**Written task:**
Keep only the lines from the top of the listing through the one with "const connectorEndY = [3.2, 50.4, 29.8, 2.8];", and reproduce them unaltered.
═══ Data extract ═══
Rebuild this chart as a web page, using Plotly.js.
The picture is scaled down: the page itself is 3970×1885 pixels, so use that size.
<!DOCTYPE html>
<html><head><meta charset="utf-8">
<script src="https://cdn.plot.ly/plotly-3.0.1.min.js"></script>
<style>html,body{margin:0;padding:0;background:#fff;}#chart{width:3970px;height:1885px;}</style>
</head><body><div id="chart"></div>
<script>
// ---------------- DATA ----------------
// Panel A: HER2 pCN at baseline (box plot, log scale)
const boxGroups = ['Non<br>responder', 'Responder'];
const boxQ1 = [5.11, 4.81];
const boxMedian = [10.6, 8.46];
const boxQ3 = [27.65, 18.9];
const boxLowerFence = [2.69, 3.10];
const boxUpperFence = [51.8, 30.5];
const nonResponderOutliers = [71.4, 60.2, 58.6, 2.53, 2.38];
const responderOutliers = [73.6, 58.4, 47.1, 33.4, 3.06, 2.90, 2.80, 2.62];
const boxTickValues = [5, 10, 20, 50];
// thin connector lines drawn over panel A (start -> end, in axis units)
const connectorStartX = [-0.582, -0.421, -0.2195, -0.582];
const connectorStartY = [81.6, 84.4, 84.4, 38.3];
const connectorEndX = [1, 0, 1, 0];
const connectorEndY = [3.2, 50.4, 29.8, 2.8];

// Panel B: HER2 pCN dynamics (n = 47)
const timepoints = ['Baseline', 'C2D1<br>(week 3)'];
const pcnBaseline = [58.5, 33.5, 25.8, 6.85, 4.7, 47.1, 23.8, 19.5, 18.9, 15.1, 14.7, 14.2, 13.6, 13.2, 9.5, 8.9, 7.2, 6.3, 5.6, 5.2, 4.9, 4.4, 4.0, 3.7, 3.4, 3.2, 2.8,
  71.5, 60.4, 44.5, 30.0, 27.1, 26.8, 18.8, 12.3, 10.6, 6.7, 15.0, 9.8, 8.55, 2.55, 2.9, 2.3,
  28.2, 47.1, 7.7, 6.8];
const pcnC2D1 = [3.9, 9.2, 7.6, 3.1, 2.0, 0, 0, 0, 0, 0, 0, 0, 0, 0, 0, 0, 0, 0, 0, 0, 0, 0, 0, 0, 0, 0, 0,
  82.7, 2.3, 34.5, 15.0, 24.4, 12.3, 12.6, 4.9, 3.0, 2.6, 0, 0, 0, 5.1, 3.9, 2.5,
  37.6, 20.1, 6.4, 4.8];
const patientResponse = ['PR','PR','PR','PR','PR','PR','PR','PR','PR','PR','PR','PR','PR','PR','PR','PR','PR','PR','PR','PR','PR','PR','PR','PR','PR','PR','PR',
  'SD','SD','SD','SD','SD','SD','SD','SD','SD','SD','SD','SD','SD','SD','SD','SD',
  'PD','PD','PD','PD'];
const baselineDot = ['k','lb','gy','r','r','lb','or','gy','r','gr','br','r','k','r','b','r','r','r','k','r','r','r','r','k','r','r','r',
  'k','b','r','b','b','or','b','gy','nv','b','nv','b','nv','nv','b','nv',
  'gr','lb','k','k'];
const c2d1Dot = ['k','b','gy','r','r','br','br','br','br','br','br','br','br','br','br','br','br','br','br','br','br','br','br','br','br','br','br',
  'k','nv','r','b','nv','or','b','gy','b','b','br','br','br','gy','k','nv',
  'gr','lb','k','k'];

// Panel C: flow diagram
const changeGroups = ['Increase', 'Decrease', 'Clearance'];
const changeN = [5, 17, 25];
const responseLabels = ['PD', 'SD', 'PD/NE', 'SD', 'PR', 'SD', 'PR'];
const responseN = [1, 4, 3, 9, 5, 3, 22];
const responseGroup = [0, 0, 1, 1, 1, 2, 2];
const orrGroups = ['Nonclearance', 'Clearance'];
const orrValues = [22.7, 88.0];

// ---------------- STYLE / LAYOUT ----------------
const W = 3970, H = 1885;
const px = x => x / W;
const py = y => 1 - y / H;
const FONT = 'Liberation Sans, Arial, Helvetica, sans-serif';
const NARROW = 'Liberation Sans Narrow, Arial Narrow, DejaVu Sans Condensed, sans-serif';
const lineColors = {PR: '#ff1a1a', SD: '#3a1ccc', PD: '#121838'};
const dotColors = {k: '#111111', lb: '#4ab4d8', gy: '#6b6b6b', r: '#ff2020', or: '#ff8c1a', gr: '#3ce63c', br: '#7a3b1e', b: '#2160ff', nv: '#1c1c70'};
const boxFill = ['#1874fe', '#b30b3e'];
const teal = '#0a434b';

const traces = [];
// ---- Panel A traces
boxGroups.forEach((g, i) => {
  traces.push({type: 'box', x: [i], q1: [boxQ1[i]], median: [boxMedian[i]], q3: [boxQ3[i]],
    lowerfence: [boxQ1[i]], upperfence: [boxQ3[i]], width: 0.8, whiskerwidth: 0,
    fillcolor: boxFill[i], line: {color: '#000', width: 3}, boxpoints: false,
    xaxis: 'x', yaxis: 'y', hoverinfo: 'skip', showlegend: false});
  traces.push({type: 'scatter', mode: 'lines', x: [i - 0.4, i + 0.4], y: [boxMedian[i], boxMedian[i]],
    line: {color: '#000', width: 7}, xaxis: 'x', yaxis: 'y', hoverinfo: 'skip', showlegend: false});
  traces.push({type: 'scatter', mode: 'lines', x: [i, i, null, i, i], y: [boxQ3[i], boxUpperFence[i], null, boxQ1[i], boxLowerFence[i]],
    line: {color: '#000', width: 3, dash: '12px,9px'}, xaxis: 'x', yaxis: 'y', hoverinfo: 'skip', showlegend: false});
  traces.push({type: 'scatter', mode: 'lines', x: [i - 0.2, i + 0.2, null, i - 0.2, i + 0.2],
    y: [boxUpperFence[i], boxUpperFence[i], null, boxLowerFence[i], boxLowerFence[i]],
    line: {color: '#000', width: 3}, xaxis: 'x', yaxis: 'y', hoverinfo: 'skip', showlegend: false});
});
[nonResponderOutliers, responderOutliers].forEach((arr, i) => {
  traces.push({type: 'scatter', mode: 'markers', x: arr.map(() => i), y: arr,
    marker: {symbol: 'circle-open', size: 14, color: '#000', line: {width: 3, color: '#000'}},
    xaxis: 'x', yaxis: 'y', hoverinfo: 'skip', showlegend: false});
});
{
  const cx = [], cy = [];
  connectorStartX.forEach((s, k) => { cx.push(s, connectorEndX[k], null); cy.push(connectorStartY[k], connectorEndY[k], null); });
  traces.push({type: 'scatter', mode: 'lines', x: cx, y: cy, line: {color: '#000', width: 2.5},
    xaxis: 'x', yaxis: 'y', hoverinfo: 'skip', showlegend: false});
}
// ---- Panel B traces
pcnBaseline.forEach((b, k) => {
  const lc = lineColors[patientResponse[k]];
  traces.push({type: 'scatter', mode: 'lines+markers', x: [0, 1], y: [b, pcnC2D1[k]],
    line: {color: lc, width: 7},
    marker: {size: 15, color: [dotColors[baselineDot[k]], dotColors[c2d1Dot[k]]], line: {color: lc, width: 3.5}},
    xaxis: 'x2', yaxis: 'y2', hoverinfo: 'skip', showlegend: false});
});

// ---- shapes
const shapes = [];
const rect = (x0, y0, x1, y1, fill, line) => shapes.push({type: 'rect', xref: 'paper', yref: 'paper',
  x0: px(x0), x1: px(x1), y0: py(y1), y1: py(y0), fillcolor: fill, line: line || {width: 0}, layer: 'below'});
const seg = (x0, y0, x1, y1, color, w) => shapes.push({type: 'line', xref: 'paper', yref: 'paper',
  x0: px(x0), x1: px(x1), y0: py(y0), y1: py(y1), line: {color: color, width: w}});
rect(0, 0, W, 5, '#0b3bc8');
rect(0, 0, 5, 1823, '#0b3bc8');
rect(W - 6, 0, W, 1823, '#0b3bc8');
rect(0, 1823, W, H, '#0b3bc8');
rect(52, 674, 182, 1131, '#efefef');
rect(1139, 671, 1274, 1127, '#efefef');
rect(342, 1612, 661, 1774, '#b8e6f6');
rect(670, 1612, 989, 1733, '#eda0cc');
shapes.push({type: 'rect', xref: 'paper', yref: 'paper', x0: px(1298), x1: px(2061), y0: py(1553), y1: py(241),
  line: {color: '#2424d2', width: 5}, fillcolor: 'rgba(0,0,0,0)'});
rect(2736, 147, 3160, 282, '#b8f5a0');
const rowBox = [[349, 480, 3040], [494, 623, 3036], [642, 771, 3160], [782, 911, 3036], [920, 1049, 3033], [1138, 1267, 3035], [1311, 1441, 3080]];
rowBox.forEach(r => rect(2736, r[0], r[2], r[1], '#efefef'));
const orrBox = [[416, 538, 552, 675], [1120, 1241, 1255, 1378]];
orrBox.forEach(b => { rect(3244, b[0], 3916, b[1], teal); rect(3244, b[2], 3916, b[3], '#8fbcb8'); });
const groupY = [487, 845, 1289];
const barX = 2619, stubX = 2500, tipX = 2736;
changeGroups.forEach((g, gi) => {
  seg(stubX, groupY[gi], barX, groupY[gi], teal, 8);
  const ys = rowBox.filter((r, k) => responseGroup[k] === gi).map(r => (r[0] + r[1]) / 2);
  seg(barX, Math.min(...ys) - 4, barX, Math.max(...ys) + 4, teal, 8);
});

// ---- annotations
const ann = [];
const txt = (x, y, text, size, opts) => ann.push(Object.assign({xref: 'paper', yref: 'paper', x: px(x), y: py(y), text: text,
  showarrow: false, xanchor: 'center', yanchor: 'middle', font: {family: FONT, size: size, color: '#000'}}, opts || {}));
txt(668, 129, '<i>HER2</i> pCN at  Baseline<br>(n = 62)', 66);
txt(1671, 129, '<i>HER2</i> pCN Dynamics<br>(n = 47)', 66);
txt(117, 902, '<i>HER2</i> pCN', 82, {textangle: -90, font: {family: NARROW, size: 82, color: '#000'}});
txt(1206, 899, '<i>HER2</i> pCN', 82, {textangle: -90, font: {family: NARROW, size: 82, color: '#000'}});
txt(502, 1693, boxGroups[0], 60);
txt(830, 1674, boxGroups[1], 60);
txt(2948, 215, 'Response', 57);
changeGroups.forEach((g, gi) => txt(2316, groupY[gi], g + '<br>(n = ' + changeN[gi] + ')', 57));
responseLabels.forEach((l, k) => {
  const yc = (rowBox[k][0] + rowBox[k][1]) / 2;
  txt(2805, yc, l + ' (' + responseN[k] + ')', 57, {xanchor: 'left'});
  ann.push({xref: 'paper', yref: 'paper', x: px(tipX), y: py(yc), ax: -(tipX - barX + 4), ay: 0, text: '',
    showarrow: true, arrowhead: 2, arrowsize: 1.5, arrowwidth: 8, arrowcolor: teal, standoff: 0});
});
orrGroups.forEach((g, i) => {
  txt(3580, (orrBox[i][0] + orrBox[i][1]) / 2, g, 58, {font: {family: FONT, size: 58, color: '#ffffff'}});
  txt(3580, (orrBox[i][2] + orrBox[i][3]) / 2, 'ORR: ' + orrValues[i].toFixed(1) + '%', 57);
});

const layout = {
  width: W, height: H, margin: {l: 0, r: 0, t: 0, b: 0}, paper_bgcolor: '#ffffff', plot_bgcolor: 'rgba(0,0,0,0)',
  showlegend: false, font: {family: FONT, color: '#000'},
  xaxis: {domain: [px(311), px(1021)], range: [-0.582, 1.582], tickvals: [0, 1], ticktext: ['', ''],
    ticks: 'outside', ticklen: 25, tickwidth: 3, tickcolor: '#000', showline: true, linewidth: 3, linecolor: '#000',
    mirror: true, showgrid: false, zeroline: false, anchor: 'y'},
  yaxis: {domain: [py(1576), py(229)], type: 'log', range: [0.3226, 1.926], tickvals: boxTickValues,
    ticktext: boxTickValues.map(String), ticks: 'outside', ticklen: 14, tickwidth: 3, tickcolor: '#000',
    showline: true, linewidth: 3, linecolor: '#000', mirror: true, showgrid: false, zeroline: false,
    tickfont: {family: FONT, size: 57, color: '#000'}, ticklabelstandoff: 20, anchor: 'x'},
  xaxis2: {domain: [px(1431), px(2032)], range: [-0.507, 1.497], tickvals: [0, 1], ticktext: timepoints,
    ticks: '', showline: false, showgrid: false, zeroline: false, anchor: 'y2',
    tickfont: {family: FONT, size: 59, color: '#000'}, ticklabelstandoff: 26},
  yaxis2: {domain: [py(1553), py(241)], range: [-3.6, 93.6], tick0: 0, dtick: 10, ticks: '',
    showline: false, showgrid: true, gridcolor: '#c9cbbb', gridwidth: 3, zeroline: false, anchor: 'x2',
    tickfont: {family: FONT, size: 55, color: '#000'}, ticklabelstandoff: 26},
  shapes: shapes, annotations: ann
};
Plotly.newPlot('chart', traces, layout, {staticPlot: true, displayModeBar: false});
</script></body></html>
═══
**Full solution:**
Rebuild this chart as a web page, using Plotly.js.
The picture is scaled down: the page itself is 3970×1885 pixels, so use that size.
<!DOCTYPE html>
<html><head><meta charset="utf-8">
<script src="https://cdn.plot.ly/plotly-3.0.1.min.js"></script>
<style>html,body{margin:0;padding:0;background:#fff;}#chart{width:3970px;height:1885px;}</style>
</head><body><div id="chart"></div>
<script>
// ---------------- DATA ----------------
// Panel A: HER2 pCN at baseline (box plot, log scale)
const boxGroups = ['Non<br>responder', 'Responder'];
const boxQ1 = [5.11, 4.81];
const boxMedian = [10.6, 8.46];
const boxQ3 = [27.65, 18.9];
const boxLowerFence = [2.69, 3.10];
const boxUpperFence = [51.8, 30.5];
const nonResponderOutliers = [71.4, 60.2, 58.6, 2.53, 2.38];
const responderOutliers = [73.6, 58.4, 47.1, 33.4, 3.06, 2.90, 2.80, 2.62];
const boxTickValues = [5, 10, 20, 50];
// thin connector lines drawn over panel A (start -> end, in axis units)
const connectorStartX = [-0.582, -0.421, -0.2195, -0.582];
const connectorStartY = [81.6, 84.4, 84.4, 38.3];
const connectorEndX = [1, 0, 1, 0];
const connectorEndY = [3.2, 50.4, 29.8, 2.8];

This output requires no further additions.